### Source material:
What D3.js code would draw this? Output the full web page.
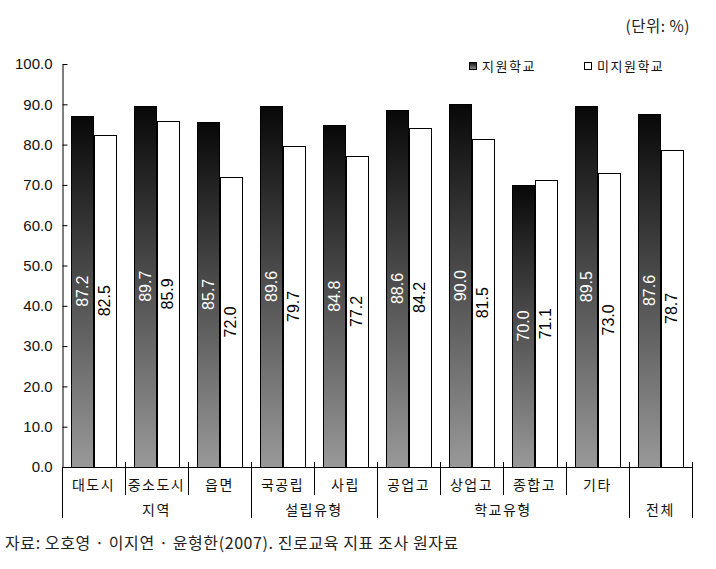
<!DOCTYPE html>
<html><head><meta charset="utf-8">
<script src="https://cdn.jsdelivr.net/npm/d3@7/dist/d3.min.js"></script>
<style>
html,body{margin:0;padding:0;background:#fff;}
svg{display:block;}
.num{font-family:"Liberation Sans",Arial,sans-serif;}
.kr{font-family:"Noto Sans CJK KR","Noto Sans",sans-serif;}
</style></head>
<body>
<svg id="chart" width="716" height="569"></svg>
<script>
const categories = ["대도시","중소도시","읍면","국공립","사립","공업고","상업고","종합고","기타","전체"];
const groupNames = ["지역","설립유형","학교유형","전체"];
const groupSizes = [3,2,4,1];
const seriesNames = ["지원학교","미지원학교"];
const supported   = [87.2,89.7,85.7,89.6,84.8,88.6,90.0,70.0,89.5,87.6];
const unsupported = [82.5,85.9,72.0,79.7,77.2,84.2,81.5,71.1,73.0,78.7];
const yTicks = [0,10,20,30,40,50,60,70,80,90,100];
const unitText = "(단위: %)";
const sourceText = "자료: 오호영 · 이지연 · 윤형한(2007). 진로교육 지표 조사 원자료";

const svg = d3.select("#chart");
const L = 62, R = 692, T = 64, B = 467;

const defs = svg.append("defs");
const grad = defs.append("linearGradient").attr("id","g1")
  .attr("x1",0).attr("y1",0).attr("x2",0).attr("y2",1);
grad.append("stop").attr("offset","0%").attr("stop-color","#080808");
grad.append("stop").attr("offset","100%").attr("stop-color","#999999");

const x = d3.scaleBand().domain(categories).range([L,R]).paddingInner(0).paddingOuter(0);
const xs = d3.scaleBand().domain(seriesNames).range([0,x.bandwidth()]).paddingInner(0).paddingOuter(0.43);
const y = d3.scaleLinear().domain([0,100]).range([B,T]);

// y axis
const yAxis = d3.axisLeft(y).tickValues(yTicks).tickFormat(d=>d.toFixed(1))
  .tickSizeInner(-5).tickSizeOuter(0).tickPadding(10);
const gy = svg.append("g").attr("transform",`translate(${L+0.5},0)`).call(yAxis);
gy.selectAll("text").attr("class","num").style("font-size","15px").attr("fill","#111");
gy.selectAll("line").attr("stroke","#000");
gy.select(".domain").attr("stroke","#000");

// bars
const rows = categories.map((c,i)=>({c, vals:[supported[i],unsupported[i]]}));
const gBars = svg.append("g");
rows.forEach(r=>{
  r.vals.forEach((v,j)=>{
    const bx = x(r.c)+xs(seriesNames[j]);
    const bw = xs.bandwidth();
    gBars.append("rect")
      .attr("x", Math.round(bx)+0.5).attr("y", Math.round(y(v))+0.5)
      .attr("width", Math.round(bw)).attr("height", Math.round(y(0))-Math.round(y(v)))
      .attr("fill", j===0 ? "url(#g1)" : "#fff")
      .attr("stroke","#000").attr("stroke-width",1);
    const cx = bx + bw/2, cy = (y(v)+y(0))/2;
    gBars.append("text").attr("class","num")
      .attr("transform",`translate(${cx+5.5},${cy}) rotate(-90)`)
      .attr("text-anchor","middle")
      .style("font-size","16px")
      .attr("fill", j===0 ? "#fff" : "#000")
      .text(v.toFixed(1));
  });
});

// x axis baseline
svg.append("line").attr("x1",L).attr("x2",R).attr("y1",B+0.5).attr("y2",B+0.5).attr("stroke","#000");

// separators
const groupEnds = [];
let acc = 0;
groupSizes.forEach(s=>{acc+=s; groupEnds.push(acc);});
const groupStarts = [0].concat(groupEnds.slice(0,-1));
for(let i=0;i<=categories.length;i++){
  const xx = i<categories.length ? x(categories[i]) : R;
  const isGroup = i===0 || groupEnds.includes(i);
  svg.append("line")
    .attr("x1",Math.round(xx)+0.5).attr("x2",Math.round(xx)+0.5)
    .attr("y1", i===0 ? B : B-5).attr("y2", isGroup ? 518 : 495)
    .attr("stroke", "#000");
}
// category labels (single-member groups show only the group label)
const singleCats = new Set();
groupSizes.forEach((s,i)=>{ if(s===1) singleCats.add(categories[groupStarts[i]]); });
svg.append("g").selectAll("text").data(categories.filter(d=>!singleCats.has(d))).join("text")
  .attr("class","kr")
  .attr("x", d=>x(d)+x.bandwidth()/2).attr("y",490)
  .attr("text-anchor","middle").style("font-size","14px").style("letter-spacing","1.5px")
  .attr("fill","#111").text(d=>d);
// group labels
svg.append("g").selectAll("text").data(groupNames).join("text")
  .attr("class","kr")
  .attr("x",(d,i)=>{const a=x(categories[groupStarts[i]]); const b=groupEnds[i]<categories.length?x(categories[groupEnds[i]]):R; return (a+b)/2;})
  .attr("y",515).attr("text-anchor","middle").style("font-size","14px").style("letter-spacing","1.5px")
  .attr("fill","#111").text(d=>d);

// legend
const legX = [469, 584];
seriesNames.forEach((s,j)=>{
  svg.append("rect").attr("x",legX[j]+0.5).attr("y",62.5).attr("width",7).attr("height",7)
    .attr("fill", j===0 ? "url(#g1)" : "#fff").attr("stroke","#000");
  svg.append("text").attr("class","kr").attr("x",legX[j]+13).attr("y",71)
    .style("font-size","13px").style("letter-spacing","1.5px").attr("fill","#111").text(s);
});

// unit
svg.append("text").attr("class","kr").attr("x",690).attr("y",32).attr("text-anchor","end")
  .style("font-size","15.5px").style("letter-spacing","0.5px").attr("fill","#222").text(unitText);

// source
svg.append("text").attr("class","kr").attr("x",5).attr("y",549)
  .style("font-size","16px").style("letter-spacing","0.6px").attr("fill","#222").text(sourceText);
</script>
</body></html>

### What the task asks:
Write out each line of the listing above, exactly, from its first line to the line holding "const L = 62, R = 692, T = 64, B = 467;", inclusive. Skip the pictures.

### Result for this task:
What D3.js code would draw this? Output the full web page.
<!DOCTYPE html>
<html><head><meta charset="utf-8">
<script src="https://cdn.jsdelivr.net/npm/d3@7/dist/d3.min.js"></script>
<style>
html,body{margin:0;padding:0;background:#fff;}
svg{display:block;}
.num{font-family:"Liberation Sans",Arial,sans-serif;}
.kr{font-family:"Noto Sans CJK KR","Noto Sans",sans-serif;}
</style></head>
<body>
<svg id="chart" width="716" height="569"></svg>
<script>
const categories = ["대도시","중소도시","읍면","국공립","사립","공업고","상업고","종합고","기타","전체"];
const groupNames = ["지역","설립유형","학교유형","전체"];
const groupSizes = [3,2,4,1];
const seriesNames = ["지원학교","미지원학교"];
const supported   = [87.2,89.7,85.7,89.6,84.8,88.6,90.0,70.0,89.5,87.6];
const unsupported = [82.5,85.9,72.0,79.7,77.2,84.2,81.5,71.1,73.0,78.7];
const yTicks = [0,10,20,30,40,50,60,70,80,90,100];
const unitText = "(단위: %)";
const sourceText = "자료: 오호영 · 이지연 · 윤형한(2007). 진로교육 지표 조사 원자료";

const svg = d3.select("#chart");
const L = 62, R = 692, T = 64, B = 467;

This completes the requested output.